The theatre is a serial art; actors and directors go from play to play often working in very different circumstances and on highly contrasted material. Unless blessed with the continuity of a permanent ensemble working in the same venue, each production represents a new start. The insights and refinements created with a previous group of actors do not automatically transfer to a new company. One has to begin all over again and the tendency to do so tends to mechanize a process which should be ongoing and regenerative. Many of the problems thrown up by work in the theatre would either be solved or considerably reduced if the same director worked with the same actors for an extended period of time. After a while, a group intelligence is engendered which becomes greater than the director's and the actors' intelligence combined. But so long as the theatre remains an ad hoc art form, it will be necessary to formulate a modus operandi to enable it start afresh each time.

The key is to maintain a kind of flexible skepticism - a deep-seated reluctance to accept what comes too easily (often automatically) and then construe it as being 'natural.' What comes most 'naturally' to both actors and directors is the tendency to repeat themselves; to print out yet again what has been pre-programmed.

Whenever a company of actors assemble, the onus is always the same: they must for the sake of the work before them, form an ensemble, provide a gloss peculiar to themselves and their work-situation, realize a joint conception of the work in conjunction with the other members of the artistic team and resolve not to repeat what has been done before or promote novelty for its own sake. Because the theatre has to a large extent become routine, play-production has become standardized. No sooner do rehearsals begin than artists feel the pressure to deliver results. Because the text is the most tangible element in the process, it is clung to for dear life. Language is memorized, organized, physically circumscribed and, before the most elementary secrets of the play are explored or discovered, coagulated. During the process, there are gestures to characterization, allusions to sub-text and lip-service to thematic ideas, but the object of the journey is to arrive at one's destination as promptly as possible.
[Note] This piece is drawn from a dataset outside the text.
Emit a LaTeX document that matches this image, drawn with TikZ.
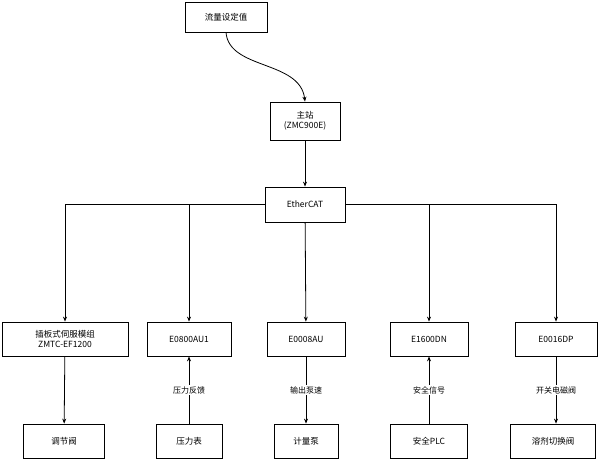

The landscape is never glimpsed and, like suburbanites having dutifully caught the 7:04, the commuters conceal themselves behind newspapers so as to have only the most minimal contact with their fellow-passengers. When the train finally pulls in to the station, everyone goes their own way.
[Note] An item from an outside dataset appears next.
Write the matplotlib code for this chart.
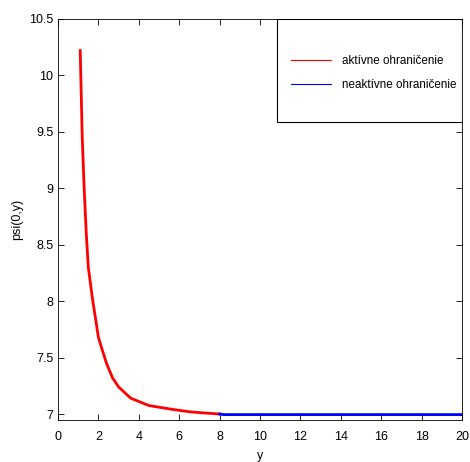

But the actor's journey must be the antithesis of the commuter's. There should be dialogue, discussion and the vigorous interchange of ideas all along the way. Every bit of landscape needs to be assimilated; every passing observation analyzed and disputed. On arrival, everyone should jam into the same taxi and be driven to the same address. The arrival should be thought of as the springboard for a new departure; the performance, not the pay-off of rehearsals but, the first phase of the grander journey which is the run-of-the-play.
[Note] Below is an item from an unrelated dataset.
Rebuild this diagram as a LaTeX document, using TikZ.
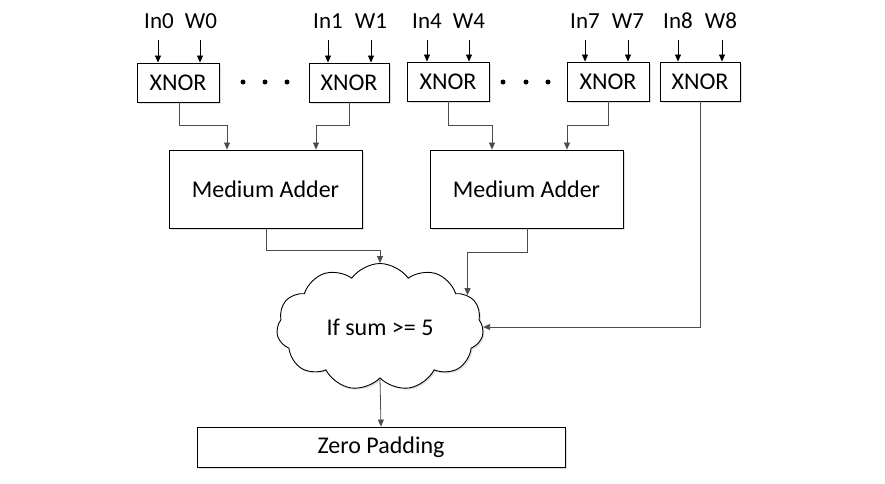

What hampers us are age-old obstacles: complacency, habitude, ego, and the irresistible tug of the familiar. The economics of the theater promote the idea that an actor is a unit-of-labor purchased at the lowest possible price and then inserted into a larger mechanism which, like him or herself, has limited usefulness and is easily replaceable. But the transient nature of the actor's art is belied by the fact that it has been extant for countless centuries and although generations come and go, varieties of perception contained in timeless artifacts survive in a world without end. That sense of being part of something vast and endlessly renewing is what should give the actor a sense of higher calling which no amount of professional indignity can demean. The actor who feels he is being 'slotted into a role' will act accordingly. The actor who believes that he is being summoned to perform a task which has exercised the keenest sensibilities of both antiquity and modern times, will recognize that only the most strenuous personal effort will qualify him to take his place in the history of the art to which he aspires.

We're all lying in the gutter, said Wilde, but some of us are looking at the stars. The angle of one's head makes all the difference.